## The request
The lines below are to be quoted exactly, from the first through the one that contains "ax.invert_yaxis()".

Collected data entries
++++++++++++++++++++
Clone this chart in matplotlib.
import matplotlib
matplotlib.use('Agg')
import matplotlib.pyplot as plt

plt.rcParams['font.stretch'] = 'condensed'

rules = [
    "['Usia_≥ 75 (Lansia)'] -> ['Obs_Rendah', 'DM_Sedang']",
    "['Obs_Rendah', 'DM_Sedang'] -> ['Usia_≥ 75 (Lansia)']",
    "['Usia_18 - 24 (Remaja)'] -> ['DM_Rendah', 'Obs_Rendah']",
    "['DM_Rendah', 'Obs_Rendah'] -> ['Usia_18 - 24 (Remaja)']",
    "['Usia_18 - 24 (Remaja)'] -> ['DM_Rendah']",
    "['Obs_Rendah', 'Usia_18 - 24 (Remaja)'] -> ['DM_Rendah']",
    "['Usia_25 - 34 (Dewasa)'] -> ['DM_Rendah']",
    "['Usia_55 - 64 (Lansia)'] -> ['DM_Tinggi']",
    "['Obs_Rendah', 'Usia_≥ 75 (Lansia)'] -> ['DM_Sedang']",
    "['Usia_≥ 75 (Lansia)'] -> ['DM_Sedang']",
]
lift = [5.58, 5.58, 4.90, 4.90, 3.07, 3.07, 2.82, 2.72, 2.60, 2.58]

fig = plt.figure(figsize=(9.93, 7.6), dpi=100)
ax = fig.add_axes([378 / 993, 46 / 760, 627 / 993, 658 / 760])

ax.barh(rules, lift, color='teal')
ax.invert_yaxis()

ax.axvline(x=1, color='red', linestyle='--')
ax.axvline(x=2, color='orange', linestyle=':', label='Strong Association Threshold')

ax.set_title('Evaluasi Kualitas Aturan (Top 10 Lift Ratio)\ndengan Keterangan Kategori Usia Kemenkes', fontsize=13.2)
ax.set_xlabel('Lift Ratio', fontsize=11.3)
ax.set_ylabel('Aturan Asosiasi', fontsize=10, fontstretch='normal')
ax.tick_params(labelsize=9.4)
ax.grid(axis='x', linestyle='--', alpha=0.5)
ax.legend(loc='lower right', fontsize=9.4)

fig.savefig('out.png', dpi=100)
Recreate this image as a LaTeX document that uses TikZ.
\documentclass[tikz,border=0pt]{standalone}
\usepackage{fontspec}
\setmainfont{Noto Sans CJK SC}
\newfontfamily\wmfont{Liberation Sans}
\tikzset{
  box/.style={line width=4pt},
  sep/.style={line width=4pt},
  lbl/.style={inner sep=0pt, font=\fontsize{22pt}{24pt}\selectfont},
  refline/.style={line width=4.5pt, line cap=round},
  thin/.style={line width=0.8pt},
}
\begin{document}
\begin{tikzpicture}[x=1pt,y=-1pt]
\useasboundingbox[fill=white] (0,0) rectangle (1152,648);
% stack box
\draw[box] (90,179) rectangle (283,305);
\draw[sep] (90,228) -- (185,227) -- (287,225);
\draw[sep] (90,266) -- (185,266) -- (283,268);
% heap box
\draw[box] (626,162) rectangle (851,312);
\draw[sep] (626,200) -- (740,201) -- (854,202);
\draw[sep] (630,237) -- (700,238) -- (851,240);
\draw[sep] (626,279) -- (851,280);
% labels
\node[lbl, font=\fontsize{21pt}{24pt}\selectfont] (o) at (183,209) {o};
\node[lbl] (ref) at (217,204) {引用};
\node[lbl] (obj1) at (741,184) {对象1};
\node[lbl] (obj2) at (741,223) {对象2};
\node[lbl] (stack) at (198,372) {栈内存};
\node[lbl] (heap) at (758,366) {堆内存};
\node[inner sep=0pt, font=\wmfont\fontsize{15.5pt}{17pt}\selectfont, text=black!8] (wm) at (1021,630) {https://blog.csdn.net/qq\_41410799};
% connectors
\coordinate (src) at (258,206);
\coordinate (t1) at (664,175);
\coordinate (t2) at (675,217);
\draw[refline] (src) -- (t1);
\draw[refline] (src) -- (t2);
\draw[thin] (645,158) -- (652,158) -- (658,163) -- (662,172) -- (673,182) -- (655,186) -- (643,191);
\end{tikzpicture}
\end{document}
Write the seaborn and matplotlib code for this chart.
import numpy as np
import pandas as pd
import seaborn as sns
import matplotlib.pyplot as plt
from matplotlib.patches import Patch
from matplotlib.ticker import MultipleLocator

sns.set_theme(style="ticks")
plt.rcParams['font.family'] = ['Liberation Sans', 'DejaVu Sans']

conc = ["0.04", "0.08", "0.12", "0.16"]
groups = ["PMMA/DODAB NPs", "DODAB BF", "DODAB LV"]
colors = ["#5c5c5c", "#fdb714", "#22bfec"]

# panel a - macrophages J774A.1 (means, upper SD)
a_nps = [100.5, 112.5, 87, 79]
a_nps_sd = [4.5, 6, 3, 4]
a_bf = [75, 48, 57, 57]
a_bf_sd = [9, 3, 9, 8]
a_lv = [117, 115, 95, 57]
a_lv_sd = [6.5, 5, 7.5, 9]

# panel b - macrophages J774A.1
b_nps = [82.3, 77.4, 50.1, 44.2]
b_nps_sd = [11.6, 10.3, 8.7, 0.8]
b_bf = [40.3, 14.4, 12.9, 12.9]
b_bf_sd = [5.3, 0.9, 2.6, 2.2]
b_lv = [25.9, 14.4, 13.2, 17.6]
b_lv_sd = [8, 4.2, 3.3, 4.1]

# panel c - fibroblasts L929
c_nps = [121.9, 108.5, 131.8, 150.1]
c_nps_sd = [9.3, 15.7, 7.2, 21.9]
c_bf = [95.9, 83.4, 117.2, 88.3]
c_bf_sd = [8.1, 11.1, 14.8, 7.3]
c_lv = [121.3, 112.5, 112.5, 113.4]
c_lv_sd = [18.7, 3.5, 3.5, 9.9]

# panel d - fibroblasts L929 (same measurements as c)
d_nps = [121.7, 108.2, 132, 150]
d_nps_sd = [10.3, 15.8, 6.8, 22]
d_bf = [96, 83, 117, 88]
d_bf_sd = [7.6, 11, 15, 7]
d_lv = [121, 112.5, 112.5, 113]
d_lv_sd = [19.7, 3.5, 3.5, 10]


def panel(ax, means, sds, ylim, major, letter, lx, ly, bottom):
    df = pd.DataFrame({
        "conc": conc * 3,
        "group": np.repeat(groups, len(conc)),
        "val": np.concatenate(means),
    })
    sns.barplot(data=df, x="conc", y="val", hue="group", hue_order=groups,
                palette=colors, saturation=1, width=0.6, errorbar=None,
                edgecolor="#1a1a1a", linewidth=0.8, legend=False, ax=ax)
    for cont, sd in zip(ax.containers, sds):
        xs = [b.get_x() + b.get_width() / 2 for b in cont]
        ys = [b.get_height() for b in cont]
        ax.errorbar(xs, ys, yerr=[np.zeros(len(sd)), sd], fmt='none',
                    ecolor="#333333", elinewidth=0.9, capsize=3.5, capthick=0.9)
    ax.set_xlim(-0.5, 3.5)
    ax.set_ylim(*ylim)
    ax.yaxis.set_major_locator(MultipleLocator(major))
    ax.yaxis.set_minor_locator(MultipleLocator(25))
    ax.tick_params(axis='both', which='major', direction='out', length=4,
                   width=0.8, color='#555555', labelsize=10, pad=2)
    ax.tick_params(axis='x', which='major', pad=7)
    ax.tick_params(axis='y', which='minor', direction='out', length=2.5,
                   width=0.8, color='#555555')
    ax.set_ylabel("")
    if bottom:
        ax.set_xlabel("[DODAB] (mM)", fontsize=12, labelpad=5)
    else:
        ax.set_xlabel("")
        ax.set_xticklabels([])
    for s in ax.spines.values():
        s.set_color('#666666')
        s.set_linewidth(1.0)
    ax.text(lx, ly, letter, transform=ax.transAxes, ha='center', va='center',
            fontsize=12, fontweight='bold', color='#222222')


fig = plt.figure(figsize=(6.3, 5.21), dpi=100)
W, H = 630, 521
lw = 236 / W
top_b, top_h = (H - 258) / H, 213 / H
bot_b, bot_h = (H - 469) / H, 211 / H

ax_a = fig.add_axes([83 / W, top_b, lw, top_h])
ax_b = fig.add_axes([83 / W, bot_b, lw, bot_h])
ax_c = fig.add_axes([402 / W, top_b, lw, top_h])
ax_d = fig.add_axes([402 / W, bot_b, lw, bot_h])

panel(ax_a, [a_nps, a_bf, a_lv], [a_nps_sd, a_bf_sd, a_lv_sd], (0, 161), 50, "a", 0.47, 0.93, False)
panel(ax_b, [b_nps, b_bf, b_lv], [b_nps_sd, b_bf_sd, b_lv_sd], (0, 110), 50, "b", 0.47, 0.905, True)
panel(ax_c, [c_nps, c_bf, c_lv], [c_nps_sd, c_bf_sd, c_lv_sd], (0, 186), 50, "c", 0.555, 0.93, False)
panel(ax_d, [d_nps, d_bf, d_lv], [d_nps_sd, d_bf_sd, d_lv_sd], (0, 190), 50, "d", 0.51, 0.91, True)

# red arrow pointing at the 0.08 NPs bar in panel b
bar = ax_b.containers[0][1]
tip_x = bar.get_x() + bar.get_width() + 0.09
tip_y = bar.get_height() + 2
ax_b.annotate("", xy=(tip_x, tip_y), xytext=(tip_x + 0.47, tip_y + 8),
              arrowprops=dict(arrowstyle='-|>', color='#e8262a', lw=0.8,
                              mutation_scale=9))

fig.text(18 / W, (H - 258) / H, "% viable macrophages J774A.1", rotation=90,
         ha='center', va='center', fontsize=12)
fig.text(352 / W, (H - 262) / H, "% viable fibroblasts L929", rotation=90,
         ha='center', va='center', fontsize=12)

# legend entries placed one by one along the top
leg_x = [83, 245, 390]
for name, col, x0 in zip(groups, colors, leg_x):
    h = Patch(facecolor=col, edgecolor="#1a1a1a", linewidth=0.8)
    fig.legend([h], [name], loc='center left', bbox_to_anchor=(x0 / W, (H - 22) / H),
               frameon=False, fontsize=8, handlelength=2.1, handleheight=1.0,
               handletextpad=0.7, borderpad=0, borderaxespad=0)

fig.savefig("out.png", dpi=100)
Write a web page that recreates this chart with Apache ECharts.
++++++++++++++++++++
## Answer for this exercise
Clone this chart in matplotlib.
import matplotlib
matplotlib.use('Agg')
import matplotlib.pyplot as plt

plt.rcParams['font.stretch'] = 'condensed'

rules = [
    "['Usia_≥ 75 (Lansia)'] -> ['Obs_Rendah', 'DM_Sedang']",
    "['Obs_Rendah', 'DM_Sedang'] -> ['Usia_≥ 75 (Lansia)']",
    "['Usia_18 - 24 (Remaja)'] -> ['DM_Rendah', 'Obs_Rendah']",
    "['DM_Rendah', 'Obs_Rendah'] -> ['Usia_18 - 24 (Remaja)']",
    "['Usia_18 - 24 (Remaja)'] -> ['DM_Rendah']",
    "['Obs_Rendah', 'Usia_18 - 24 (Remaja)'] -> ['DM_Rendah']",
    "['Usia_25 - 34 (Dewasa)'] -> ['DM_Rendah']",
    "['Usia_55 - 64 (Lansia)'] -> ['DM_Tinggi']",
    "['Obs_Rendah', 'Usia_≥ 75 (Lansia)'] -> ['DM_Sedang']",
    "['Usia_≥ 75 (Lansia)'] -> ['DM_Sedang']",
]
lift = [5.58, 5.58, 4.90, 4.90, 3.07, 3.07, 2.82, 2.72, 2.60, 2.58]

fig = plt.figure(figsize=(9.93, 7.6), dpi=100)
ax = fig.add_axes([378 / 993, 46 / 760, 627 / 993, 658 / 760])

ax.barh(rules, lift, color='teal')
ax.invert_yaxis()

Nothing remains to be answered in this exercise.